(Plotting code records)
━━━━━━

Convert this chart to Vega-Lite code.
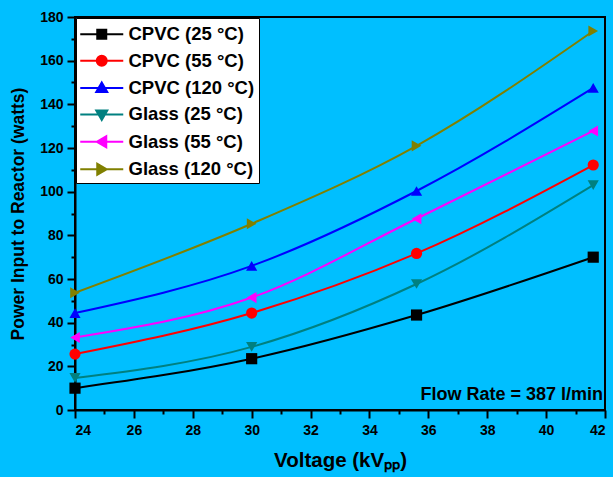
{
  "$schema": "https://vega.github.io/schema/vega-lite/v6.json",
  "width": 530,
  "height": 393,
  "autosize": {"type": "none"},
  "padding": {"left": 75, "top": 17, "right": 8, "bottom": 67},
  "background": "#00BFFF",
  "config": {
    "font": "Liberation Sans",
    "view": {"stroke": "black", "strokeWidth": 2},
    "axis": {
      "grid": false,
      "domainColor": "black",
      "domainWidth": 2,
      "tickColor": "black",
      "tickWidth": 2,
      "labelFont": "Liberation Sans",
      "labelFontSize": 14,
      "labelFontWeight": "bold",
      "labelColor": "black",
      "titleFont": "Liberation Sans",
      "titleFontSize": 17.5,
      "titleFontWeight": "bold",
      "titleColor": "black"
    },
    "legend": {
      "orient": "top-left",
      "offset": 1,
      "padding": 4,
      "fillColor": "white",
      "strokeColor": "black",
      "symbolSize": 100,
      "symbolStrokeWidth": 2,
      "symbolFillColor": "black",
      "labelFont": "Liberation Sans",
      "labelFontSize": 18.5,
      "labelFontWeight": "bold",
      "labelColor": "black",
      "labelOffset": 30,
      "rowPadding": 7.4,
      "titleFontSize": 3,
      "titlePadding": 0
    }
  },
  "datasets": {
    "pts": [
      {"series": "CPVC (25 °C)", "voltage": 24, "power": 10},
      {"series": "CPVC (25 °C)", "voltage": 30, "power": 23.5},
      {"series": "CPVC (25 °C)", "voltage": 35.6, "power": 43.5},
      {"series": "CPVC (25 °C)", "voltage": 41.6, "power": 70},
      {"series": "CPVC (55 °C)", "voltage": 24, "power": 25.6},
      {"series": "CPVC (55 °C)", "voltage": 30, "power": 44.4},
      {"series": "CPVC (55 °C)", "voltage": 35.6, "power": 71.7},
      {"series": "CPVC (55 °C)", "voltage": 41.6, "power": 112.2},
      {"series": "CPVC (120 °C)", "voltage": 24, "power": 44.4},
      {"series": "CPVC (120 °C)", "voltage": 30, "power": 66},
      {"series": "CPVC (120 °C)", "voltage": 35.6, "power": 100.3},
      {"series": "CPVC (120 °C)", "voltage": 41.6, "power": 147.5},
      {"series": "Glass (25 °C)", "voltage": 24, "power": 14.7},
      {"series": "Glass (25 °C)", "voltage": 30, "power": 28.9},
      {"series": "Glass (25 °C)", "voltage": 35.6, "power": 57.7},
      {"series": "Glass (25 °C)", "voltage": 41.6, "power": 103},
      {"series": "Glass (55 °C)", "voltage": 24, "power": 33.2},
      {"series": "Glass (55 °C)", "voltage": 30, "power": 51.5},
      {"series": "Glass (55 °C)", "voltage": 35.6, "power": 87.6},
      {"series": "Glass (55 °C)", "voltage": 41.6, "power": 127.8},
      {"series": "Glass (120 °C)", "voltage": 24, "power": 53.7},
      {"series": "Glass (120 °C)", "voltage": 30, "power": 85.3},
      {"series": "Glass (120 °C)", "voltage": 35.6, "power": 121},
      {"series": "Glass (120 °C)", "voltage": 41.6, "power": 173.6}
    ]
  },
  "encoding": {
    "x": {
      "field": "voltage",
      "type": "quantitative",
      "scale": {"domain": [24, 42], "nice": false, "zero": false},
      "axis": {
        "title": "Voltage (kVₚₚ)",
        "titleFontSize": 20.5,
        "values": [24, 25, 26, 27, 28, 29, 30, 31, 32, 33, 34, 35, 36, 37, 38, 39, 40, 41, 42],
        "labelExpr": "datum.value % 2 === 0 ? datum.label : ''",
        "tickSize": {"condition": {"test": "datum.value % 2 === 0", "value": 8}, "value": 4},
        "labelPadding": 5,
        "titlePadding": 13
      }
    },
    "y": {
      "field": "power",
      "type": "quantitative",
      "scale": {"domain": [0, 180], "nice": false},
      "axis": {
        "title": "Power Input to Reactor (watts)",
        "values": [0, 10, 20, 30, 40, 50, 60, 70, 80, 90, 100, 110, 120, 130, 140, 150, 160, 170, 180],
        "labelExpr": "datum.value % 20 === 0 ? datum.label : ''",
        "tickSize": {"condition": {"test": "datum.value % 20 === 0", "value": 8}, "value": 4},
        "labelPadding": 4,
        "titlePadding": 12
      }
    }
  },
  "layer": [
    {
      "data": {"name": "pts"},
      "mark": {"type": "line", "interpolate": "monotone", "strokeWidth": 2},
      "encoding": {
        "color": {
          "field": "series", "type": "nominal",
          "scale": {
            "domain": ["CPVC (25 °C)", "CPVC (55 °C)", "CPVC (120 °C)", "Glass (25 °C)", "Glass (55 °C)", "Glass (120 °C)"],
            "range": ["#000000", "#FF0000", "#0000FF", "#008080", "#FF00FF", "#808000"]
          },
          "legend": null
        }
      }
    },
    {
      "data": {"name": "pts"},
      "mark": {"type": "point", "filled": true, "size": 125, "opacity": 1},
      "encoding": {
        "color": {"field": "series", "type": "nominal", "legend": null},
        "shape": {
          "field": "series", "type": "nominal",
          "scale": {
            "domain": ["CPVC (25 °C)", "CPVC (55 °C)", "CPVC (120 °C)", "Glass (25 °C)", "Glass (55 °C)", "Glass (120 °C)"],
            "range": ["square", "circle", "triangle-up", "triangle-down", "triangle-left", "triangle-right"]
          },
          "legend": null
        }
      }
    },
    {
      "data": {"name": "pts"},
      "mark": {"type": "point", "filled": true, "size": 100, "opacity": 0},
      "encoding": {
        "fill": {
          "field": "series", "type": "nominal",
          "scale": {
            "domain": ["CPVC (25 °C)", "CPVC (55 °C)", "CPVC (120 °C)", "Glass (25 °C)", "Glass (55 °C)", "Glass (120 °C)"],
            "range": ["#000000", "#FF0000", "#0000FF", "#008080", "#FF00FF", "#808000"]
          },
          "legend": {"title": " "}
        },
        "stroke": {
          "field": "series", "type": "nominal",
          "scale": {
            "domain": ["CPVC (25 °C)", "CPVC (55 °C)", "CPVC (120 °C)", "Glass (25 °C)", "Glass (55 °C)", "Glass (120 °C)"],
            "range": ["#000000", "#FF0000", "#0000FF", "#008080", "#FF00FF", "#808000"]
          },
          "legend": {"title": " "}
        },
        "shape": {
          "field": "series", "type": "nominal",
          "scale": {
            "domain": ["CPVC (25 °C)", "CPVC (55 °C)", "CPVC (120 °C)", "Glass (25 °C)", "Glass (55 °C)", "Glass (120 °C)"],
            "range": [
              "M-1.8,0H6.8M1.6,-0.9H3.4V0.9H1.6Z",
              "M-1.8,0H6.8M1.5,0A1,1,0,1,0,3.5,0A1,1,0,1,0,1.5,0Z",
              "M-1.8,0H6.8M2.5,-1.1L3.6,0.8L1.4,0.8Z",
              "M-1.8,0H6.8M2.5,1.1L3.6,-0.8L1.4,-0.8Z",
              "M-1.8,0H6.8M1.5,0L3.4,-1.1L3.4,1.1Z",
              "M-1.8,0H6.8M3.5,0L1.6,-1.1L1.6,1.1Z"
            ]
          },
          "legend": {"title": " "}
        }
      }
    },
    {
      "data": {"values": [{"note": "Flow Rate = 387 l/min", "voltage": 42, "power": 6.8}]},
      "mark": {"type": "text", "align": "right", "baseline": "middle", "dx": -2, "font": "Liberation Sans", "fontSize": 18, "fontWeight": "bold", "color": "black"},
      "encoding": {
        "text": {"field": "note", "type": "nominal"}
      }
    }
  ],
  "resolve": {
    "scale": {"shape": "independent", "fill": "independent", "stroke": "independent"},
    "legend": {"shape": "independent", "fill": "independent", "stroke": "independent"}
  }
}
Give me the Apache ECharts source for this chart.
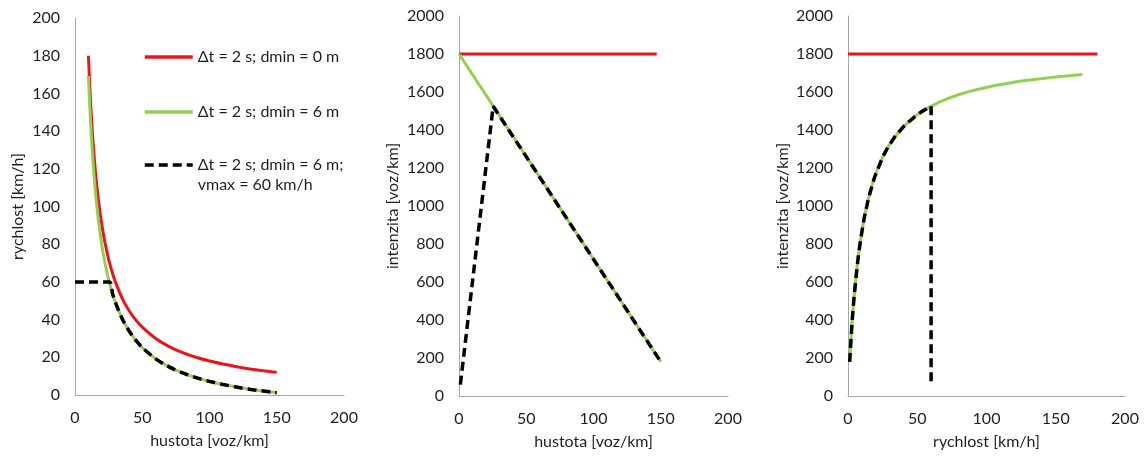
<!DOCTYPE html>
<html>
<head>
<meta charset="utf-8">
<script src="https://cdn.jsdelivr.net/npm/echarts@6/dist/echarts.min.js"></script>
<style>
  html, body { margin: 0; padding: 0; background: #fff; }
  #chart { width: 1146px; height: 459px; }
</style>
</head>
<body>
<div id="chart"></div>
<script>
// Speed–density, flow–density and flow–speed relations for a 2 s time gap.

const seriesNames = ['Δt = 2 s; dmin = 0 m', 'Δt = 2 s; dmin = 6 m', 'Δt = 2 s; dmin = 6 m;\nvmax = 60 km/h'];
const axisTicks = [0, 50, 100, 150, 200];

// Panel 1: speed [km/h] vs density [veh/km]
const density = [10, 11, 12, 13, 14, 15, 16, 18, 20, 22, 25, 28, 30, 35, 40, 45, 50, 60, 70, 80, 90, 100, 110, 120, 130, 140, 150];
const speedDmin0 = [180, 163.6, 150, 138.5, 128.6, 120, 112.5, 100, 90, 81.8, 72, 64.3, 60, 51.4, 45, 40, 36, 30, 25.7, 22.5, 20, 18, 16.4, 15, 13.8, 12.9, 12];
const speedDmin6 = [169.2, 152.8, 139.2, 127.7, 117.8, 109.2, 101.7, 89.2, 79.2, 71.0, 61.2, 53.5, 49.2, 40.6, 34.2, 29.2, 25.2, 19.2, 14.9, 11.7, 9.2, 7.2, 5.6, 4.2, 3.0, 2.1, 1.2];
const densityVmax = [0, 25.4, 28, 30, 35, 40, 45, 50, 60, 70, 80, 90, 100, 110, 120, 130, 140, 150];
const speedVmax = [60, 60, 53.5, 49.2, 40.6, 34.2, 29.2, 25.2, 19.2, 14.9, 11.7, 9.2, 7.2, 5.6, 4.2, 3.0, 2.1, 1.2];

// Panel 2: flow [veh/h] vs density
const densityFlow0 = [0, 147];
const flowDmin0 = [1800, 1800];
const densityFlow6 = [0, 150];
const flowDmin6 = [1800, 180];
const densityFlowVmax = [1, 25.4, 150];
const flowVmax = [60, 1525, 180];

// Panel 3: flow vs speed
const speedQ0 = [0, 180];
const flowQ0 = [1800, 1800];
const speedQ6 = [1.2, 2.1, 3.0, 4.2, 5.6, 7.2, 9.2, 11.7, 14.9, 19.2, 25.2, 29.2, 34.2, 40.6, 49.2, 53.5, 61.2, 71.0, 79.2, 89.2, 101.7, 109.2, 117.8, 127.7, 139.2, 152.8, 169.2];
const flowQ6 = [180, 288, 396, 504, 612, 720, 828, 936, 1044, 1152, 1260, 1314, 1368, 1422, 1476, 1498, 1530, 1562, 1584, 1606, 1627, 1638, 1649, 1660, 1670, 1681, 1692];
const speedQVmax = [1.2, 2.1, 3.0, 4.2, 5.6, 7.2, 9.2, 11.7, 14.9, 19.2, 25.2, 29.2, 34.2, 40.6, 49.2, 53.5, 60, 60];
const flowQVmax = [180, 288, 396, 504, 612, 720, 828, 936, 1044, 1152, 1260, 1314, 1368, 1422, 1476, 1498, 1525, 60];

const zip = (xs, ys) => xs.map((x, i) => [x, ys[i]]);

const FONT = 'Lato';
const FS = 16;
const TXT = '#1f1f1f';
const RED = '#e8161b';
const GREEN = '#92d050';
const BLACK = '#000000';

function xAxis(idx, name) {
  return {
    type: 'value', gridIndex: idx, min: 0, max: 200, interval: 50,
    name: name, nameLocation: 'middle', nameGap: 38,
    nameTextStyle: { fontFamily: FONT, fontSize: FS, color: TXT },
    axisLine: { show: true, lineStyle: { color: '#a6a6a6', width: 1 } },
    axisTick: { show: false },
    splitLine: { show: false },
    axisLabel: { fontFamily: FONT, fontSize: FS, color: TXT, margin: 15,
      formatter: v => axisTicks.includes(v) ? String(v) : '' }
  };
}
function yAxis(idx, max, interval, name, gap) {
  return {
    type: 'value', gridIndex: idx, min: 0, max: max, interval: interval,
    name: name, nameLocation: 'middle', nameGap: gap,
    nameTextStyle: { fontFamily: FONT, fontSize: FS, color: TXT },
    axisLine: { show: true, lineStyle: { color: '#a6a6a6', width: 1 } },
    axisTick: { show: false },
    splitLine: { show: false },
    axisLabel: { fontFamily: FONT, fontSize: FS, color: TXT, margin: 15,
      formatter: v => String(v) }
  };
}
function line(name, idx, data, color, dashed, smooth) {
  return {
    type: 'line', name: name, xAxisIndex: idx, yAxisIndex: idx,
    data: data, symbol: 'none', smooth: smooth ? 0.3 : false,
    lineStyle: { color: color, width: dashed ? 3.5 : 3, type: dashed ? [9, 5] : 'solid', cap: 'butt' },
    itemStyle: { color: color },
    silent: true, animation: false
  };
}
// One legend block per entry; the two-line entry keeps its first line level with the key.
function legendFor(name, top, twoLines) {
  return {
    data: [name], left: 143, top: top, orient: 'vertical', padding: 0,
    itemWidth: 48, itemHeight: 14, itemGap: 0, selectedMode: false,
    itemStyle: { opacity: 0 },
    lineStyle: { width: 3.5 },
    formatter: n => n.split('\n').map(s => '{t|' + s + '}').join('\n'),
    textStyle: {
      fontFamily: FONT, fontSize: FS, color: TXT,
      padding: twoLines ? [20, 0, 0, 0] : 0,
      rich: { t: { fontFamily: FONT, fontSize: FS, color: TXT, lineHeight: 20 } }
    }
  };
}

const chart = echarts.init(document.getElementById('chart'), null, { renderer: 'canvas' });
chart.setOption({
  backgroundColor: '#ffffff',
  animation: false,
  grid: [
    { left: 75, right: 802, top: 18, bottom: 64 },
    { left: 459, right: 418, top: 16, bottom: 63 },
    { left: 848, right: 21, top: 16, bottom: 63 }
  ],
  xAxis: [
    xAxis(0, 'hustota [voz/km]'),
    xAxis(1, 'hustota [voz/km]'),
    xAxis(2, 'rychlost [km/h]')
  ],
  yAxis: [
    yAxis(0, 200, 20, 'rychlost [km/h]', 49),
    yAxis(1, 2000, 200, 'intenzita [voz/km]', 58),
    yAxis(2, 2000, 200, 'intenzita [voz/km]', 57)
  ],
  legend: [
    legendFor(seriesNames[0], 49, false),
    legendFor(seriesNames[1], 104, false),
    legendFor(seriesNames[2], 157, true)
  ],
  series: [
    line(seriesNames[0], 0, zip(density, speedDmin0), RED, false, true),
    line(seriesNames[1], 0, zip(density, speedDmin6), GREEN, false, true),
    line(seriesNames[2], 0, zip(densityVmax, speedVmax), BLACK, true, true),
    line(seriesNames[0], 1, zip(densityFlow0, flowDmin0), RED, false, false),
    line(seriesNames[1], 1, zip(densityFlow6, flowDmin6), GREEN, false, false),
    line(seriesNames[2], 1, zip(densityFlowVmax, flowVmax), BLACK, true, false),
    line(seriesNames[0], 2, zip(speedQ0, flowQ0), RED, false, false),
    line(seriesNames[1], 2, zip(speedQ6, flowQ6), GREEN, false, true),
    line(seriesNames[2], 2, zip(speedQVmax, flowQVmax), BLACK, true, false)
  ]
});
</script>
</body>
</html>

━━━━━━

* Challenge: Count the lines above in which the word "this" appears, then state only that count.

* Response to the exercise: 2